Our wall-painting project started when a team of students at Frank Borman Middle School in Phoenix, where I was teaching, conducted a community-needs assessment as part of a co-curricular program. One of the things they discovered from surveying people in the school's neighborhood was that many of these individuals felt unsafe because of the large amount of graffiti on our campus. Every time custodians painted over the graffiti, it reappeared within 24 hours.
I had introduced this team to the concept of design thinking. Design thinking is a flexible process for getting the most out of the creative process. It is used in the arts, in engineering, in the corporate world, at universities, and in social and civic spaces. With design thinking, students move from an initial place of empathy toward inquiry, research, ideation, and eventually prototyping and revision. My students worked through the design-thinking process and pitched ideas to solve the graffiti problem—but every idea entailed obstacles. Security cameras proved too costly. Students sketched out a schedule of "graffiti-watching shifts," only to find that the area already had a neighborhood watch program.
The team felt stifled by their limited funds (we could get some paint donated, but that was about it) and manpower. They brainstormed fundraising ideas, but realized it would take way too many car washes to pay for a full-scale security system.
"Is there a hidden opportunity you're not seeing?" I asked. "Something low-cost we could do that would prevent taggers from doing graffiti?"
My students sketched out more ideas—fences, booby traps, and several really bad ideas—before landing on a simple concept. What if they looked into the attitudes and beliefs of taggers? Students researched articles, read online forums, and watched mini-documentaries that included interviews with taggers. In one case, they were able to interview a former tagger who was now paying restitution for his crimes. The results were surprising. Many taggers viewed themselves as artists embellishing boring industrial spaces with their names. These scrawls weren't threats by gang members, but messages from people wanting to be known. This didn't excuse the vandalism, but it changed the students' perceptions of it—and led to a bold idea.
One girl approached me with a new two-page plan. I didn't get a chance to read it before she blurted out, "We'll cover it with art. We think the taggers will leave the art alone."
"Like an art gallery?"
"No, murals. We'll have murals everywhere."
She then launched into a five-minute explanation of what our campus would look like when the team was finished. We pitched the idea to our principal, who gave us the green light immediately.
Thus began a massive mural project carried out in the after-school portion of the co-curricular program. Small teams planned everything from materials to processes to the overall design concept. We landed on the idea of images that addressed immigration and reminded us that we're a patchwork of cultures. One boy sketched the entire design, and we used the grid system to scale it onto one frequently tagged wall. We painted this wall on weekends and after school. Each time, I waited for that crushing moment when our mural would be vandalized. But it didn't happen.

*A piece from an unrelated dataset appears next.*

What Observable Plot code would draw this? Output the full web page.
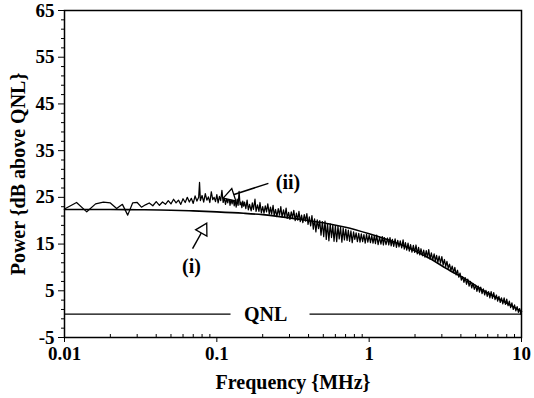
<!DOCTYPE html>
<html><head><meta charset="utf-8">
<script src="https://cdn.jsdelivr.net/npm/d3@7"></script>
<script src="https://cdn.jsdelivr.net/npm/@observablehq/plot@0.6"></script>
<style>html,body{margin:0;padding:0;background:#fff;}</style>
</head><body><div id="chart"></div>
<script>
// ---- axis ticks ----
const xMajorTicks = [0.01, 0.1, 1, 10];
const xMinorTicks = [0.02,0.03,0.04,0.05,0.06,0.07,0.08,0.09,0.2,0.3,0.4,0.5,0.6,0.7,0.8,0.9,2,3,4,5,6,7,8,9];
const yMajorTicks = [-5, 5, 15, 25, 35, 45, 55, 65];
const yMinorTicks = [-3,-1,1,3,7,9,11,13,17,19,21,23,27,29,31,33,37,39,41,43,47,49,51,53,57,59,61,63];

// ---- measured spectrum (ii) ----
const noisyFreq = [
  0.010,0.012,0.014,0.016,0.018,0.020,0.022,0.024,0.026,0.028,
  0.030,0.032,0.034,0.036,0.038,0.040,0.042,0.044,0.046,0.048,
  0.050,0.052,0.054,0.056,0.058,0.060,0.062,0.064,0.066,0.068,
  0.070,0.072,0.074,0.076,0.077,0.078,0.080,0.082,0.084,0.086,
  0.088,0.090,0.092,0.094,0.096,0.098,0.100,0.102,0.104,0.106,
  0.108,0.110,0.112,0.114,0.116,0.118,0.120,0.122,0.124,0.126,
  0.128,0.130,0.132,0.134,0.136,0.138,0.140,0.142,0.144,0.146,
  0.148,0.150,
  0.152,0.155,0.158,0.161,0.164,0.168,0.171,0.174,0.178,0.181,
  0.185,0.189,0.192,0.196,0.200,0.204,0.208,0.212,0.216,0.221,
  0.225,0.229,0.234,0.238,0.243,0.248,0.253,0.258,0.263,0.268,
  0.274,0.279,0.285,0.290,0.296,0.302,0.308,0.314,0.320,0.327,
  0.333,0.340,0.346,0.353,0.360,0.367,0.375,0.382,0.390,0.397,
  0.405,0.413,0.421,0.430,0.438,0.447,0.456,0.465,0.474,0.483,
  0.493,0.503,0.513,0.523,0.533,0.544,0.555,0.566,0.577,0.588,
  0.600,0.612,0.624,0.636,0.649,0.662,0.675,0.688,0.702,0.716,
  0.730,0.744,0.759,0.774,0.790,0.805,0.821,0.837,0.854,0.871,
  0.888,0.906,0.924,0.942,0.961,0.980,1.000,1.020,1.040,1.060,
  1.080,1.100,1.120,1.145,1.170,1.195,1.220,1.240,1.260,1.290,
  1.320,1.345,1.370,1.395,1.420,1.450,1.480,1.510,1.540,1.570,
  1.600,1.635,1.670,1.700,1.730,1.765,1.800,1.835,1.870,1.910,
  1.950,1.990,2.030,2.070,2.110,2.150,2.190,2.235,2.280,2.325,
  2.370,2.415,2.460,2.510,2.560,2.615,2.670,2.720,2.770,2.825,
  2.880,2.940,3.000,3.060,3.120,3.180,3.240,3.305,3.370,3.440,
  3.510,3.580,3.650,3.725,3.800,3.875,3.950,4.030,4.110,4.190,
  4.270,4.355,4.440,4.530,4.620,4.710,4.800,4.900,5.000,5.100,
  5.200,5.300,5.400,5.510,5.620,5.730,5.840,5.960,6.080,6.200,
  6.320,6.445,6.570,6.705,6.840,6.975,7.110,7.250,7.390,7.540,
  7.690,7.845,8.000,8.160,8.320,8.485,8.650,8.825,9.000,9.180,
  9.360,9.545,9.730,9.900,10.00
];
const noisyPower = [
  22.5,23.9,21.9,23.6,24.0,23.8,22.6,23.5,21.2,23.8,
  23.9,22.9,23.4,23.8,23.2,24.1,23.3,24.0,23.5,24.3,
  23.6,24.6,23.8,24.4,23.5,24.7,23.9,25.0,24.0,24.8,
  23.7,25.3,24.2,25.0,28.2,24.3,25.4,24.0,25.8,24.4,
  25.1,23.9,26.2,24.5,25.0,24.1,25.6,23.8,25.2,24.3,
  26.5,23.9,25.0,23.5,24.8,23.8,25.4,23.3,24.6,23.6,
  25.0,23.2,24.4,22.9,24.6,23.3,26.3,23.4,24.0,22.8,
  24.2,23.1,
  24.0,22.6,24.4,22.3,23.5,22.1,23.8,22.4,24.6,22.0,
  23.4,22.0,23.9,21.7,23.0,21.6,23.2,21.9,23.6,21.4,
  22.9,21.4,23.3,21.1,22.4,20.9,22.6,21.2,23.0,20.8,
  22.3,20.8,22.7,20.5,21.8,20.3,21.9,20.6,22.2,20.0,
  21.6,20.1,22.0,19.8,21.2,19.6,21.3,19.9,21.5,19.2,
  20.8,18.9,21.1,18.2,20.4,17.6,20.2,18.3,20.0,16.9,
  19.8,16.6,19.9,16.0,19.4,15.7,19.3,16.4,19.0,15.6,
  18.9,15.5,18.8,16.1,18.6,15.4,18.4,15.9,18.2,15.8,
  18.0,15.6,17.8,15.3,17.6,16.0,17.4,15.5,17.3,15.4,
  17.2,15.5,17.0,15.2,17.1,15.4,16.9,15.3,16.8,15.2,
  16.7,15.1,16.9,14.9,16.5,15.0,16.6,14.8,16.4,14.9,
  16.3,14.8,16.4,14.6,16.0,14.5,16.1,14.3,15.8,14.4,
  15.7,14.2,15.9,13.9,15.3,13.7,15.2,13.5,14.9,13.3,
  14.7,13.2,14.8,12.9,14.3,12.7,14.0,12.5,13.7,12.2,
  13.6,12.1,13.8,11.8,13.1,11.6,12.9,11.3,12.6,11.1,
  12.4,10.9,12.3,10.5,11.7,10.2,11.3,9.8,10.7,9.3,
  10.3,8.9,10.0,8.4,9.4,7.9,8.8,7.3,8.0,6.8,
  7.8,6.4,7.5,6.0,7.0,5.6,6.6,5.3,6.2,4.9,
  6.0,4.7,5.8,4.4,5.4,4.1,5.1,3.8,4.8,3.5,
  4.8,3.4,4.6,3.1,4.1,2.8,3.8,2.5,3.5,2.2,
  3.5,2.1,3.2,1.8,2.8,1.4,2.4,1.0,2.0,0.7,
  1.6,0.4,1.2,0.0,0.5
];

// ---- calculated spectrum (i) ----
const smoothFreq = [0.01,0.02,0.03,0.05,0.07,0.1,0.15,0.2,0.3,0.4,0.55,0.7,1.0,1.2,1.5,1.9,2.5,3.4,4.2,5.4,6.9,8.9,10];
const smoothPower = [22.4,22.4,22.35,22.25,22.1,21.9,21.6,21.3,20.6,20.0,19.3,18.6,17.2,16.4,15.3,13.9,11.9,9.3,7.7,5.4,3.5,1.5,0.6];

// ---- QNL reference line (0 dB) with a gap for its label ----
const qnlLevel = 0;
const qnlSegStart = [0.01, 0.406];
const qnlSegEnd = [0.123, 10];
const qnlLabel = "QNL";
const qnlLabelX = 0.209;

// ---- curve annotations ----
const annLabels = ["(i)", "(ii)"];
const annLabelX = [0.0682, 0.293];
const annLabelY = [10.2, 28.2];
const annTailX = [0.0693, 0.218];
const annTailY = [14.05, 28.0];
const annTipX = [0.0843, 0.114];
const annTipY = [19.0, 25.0];

const xTitle = "Frequency {MHz}";
const yTitle = "Power {dB above QNL}";

const noisy = noisyFreq.map((f, i) => ({f, p: noisyPower[i]}));
const smooth = smoothFreq.map((f, i) => ({f, p: smoothPower[i]}));
const qnlSegs = qnlSegStart.map((s, i) => ({x1: s, x2: qnlSegEnd[i]}));

const base = {
  width: 534, height: 398,
  marginLeft: 64, marginRight: 13, marginTop: 10, marginBottom: 61,
  x: {type: "log", domain: [0.01, 10], label: null},
  y: {domain: [-5, 65], label: null},
  style: {fontFamily: "'Liberation Serif', serif", fontWeight: "bold", fontSize: "19px", color: "#000", background: "#fff", overflow: "visible"}
};

// scales to place the arrow heads
const probe = Plot.plot({...base, marks: [Plot.frame()]});
const sx = probe.scale("x"), sy = probe.scale("y");
const heads = annLabels.map((_, i) => {
  const tx = sx.apply(annTailX[i]), ty = sy.apply(annTailY[i]);
  const px = sx.apply(annTipX[i]), py = sy.apply(annTipY[i]);
  const L = Math.hypot(px - tx, py - ty), ux = (px - tx) / L, uy = (py - ty) / L;
  const cx = px - ux * 5, cy = py - uy * 5;
  return {
    tailX: annTailX[i], tailY: annTailY[i],
    cx: sx.invert(cx), cy: sy.invert(cy),
    angle: Math.atan2(ux, -uy) * 180 / Math.PI
  };
});

const chart = Plot.plot({
  ...base,
  marks: [
    Plot.link(qnlSegs, {x1: "x1", x2: "x2", y1: qnlLevel, y2: qnlLevel, stroke: "#000", strokeWidth: 1.3}),
    Plot.text([qnlLabel], {x: qnlLabelX, y: qnlLevel, fontSize: 20, fontWeight: "bold", fill: "#000"}),
    Plot.line(smooth, {x: "f", y: "p", curve: "monotone-x", stroke: "#000", strokeWidth: 1.6}),
    Plot.line(noisy, {x: "f", y: "p", stroke: "#000", strokeWidth: 1.25}),
    Plot.link(heads, {x1: "tailX", y1: "tailY", x2: "cx", y2: "cy", stroke: "#000", strokeWidth: 1.5}),
    Plot.dot(heads, {x: "cx", y: "cy", symbol: "triangle", rotate: "angle", r: 4.8, fill: "#fff", stroke: "#000", strokeWidth: 1.3}),
    Plot.text(annLabels, {x: (d, i) => annLabelX[i], y: (d, i) => annLabelY[i], text: d => d, fontSize: 20, fontWeight: "bold", fill: "#000"}),
    Plot.frame({stroke: "#000", strokeWidth: 1.5}),
    Plot.axisY({ticks: yMajorTicks, tickSize: 6, tickPadding: 4, tickFormat: d => String(d), fontSize: 19, label: null}),
    Plot.axisY({ticks: yMinorTicks, tickSize: 3, tickFormat: () => "", label: null}),
    Plot.axisX({ticks: xMajorTicks, tickSize: 5, tickPadding: 4, tickFormat: d => String(d), fontSize: 19, label: null}),
    Plot.axisX({ticks: xMinorTicks, tickSize: 3, dy: -3, tickFormat: () => "", label: null}),
    Plot.text([xTitle], {frameAnchor: "bottom", lineAnchor: "middle", textAnchor: "middle", dy: 45, fontSize: 20, fontWeight: "bold", fill: "#000"}),
    Plot.text([yTitle], {frameAnchor: "left", textAnchor: "middle", lineAnchor: "middle", rotate: -90, dx: -46, fontSize: 20, fontWeight: "bold", fill: "#000"})
  ]
});
document.getElementById("chart").appendChild(chart);
</script>
</body></html>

Taggers continued to paint graffiti in other areas of the school, but the mural had a sort of force field of creativity and student voice around it. For an entire summer, the finished mural remained as an un-tagged statement of unity for the neighborhood to see. The next year, we painted two more murals; within three years, we'd painted five. These artworks became a source of pride. Little kids walking to the nearby elementary school would stop in their tracks and point. Moms would say, "Someday you'll get to paint one."
My students and I could have spent a fortune on security cameras. We could've attempted a large-scale public relations campaign and lobbied for nightly surveillance around the school. However, we didn't have the human or financial resources to pull off those solutions. Instead, we found a more innovative solution by embracing the power of limitations. Working within the constraints of a small budget led students to design a solution that was more creative and sustainable. It was a lesson in the power of creative constraint.
Looking for the "Adjacent Possible"
The frequently heard advice "think outside the box" conjures up an image of the lone inventor in a lab creating something radically different that will rock the world. However, creativity isn't always like this. Instead of thinking outside the box, innovation often involves thinking differently about the box. Observe a child playing with a refrigerator box. It becomes a car, an airplane, a robot suit, and a tunnel. Think of Minecraft or LEGOs. They're essentially variations on stacking boxes, yet, their simplicity and lack of options unleashes the power of creativity.
Creative constraint happens when you run into barriers that force you to find a new route. This process involves problem solving, systems hacking, and divergent thinking. True, creativity can involve creating something on an empty canvas or blank page. But it can also stem from a roll of duct tape, some cardboard, and a series of limitations that ultimately lead to a breakthrough.
Steven Johnson borrows the evolutionary idea of the "adjacent possible" to describe innovation and problem solving, noting that, "The adjacent possible is a kind of shadow future, hovering on the edges of the present state of things, a map of all the ways in which the present can reinvent itself."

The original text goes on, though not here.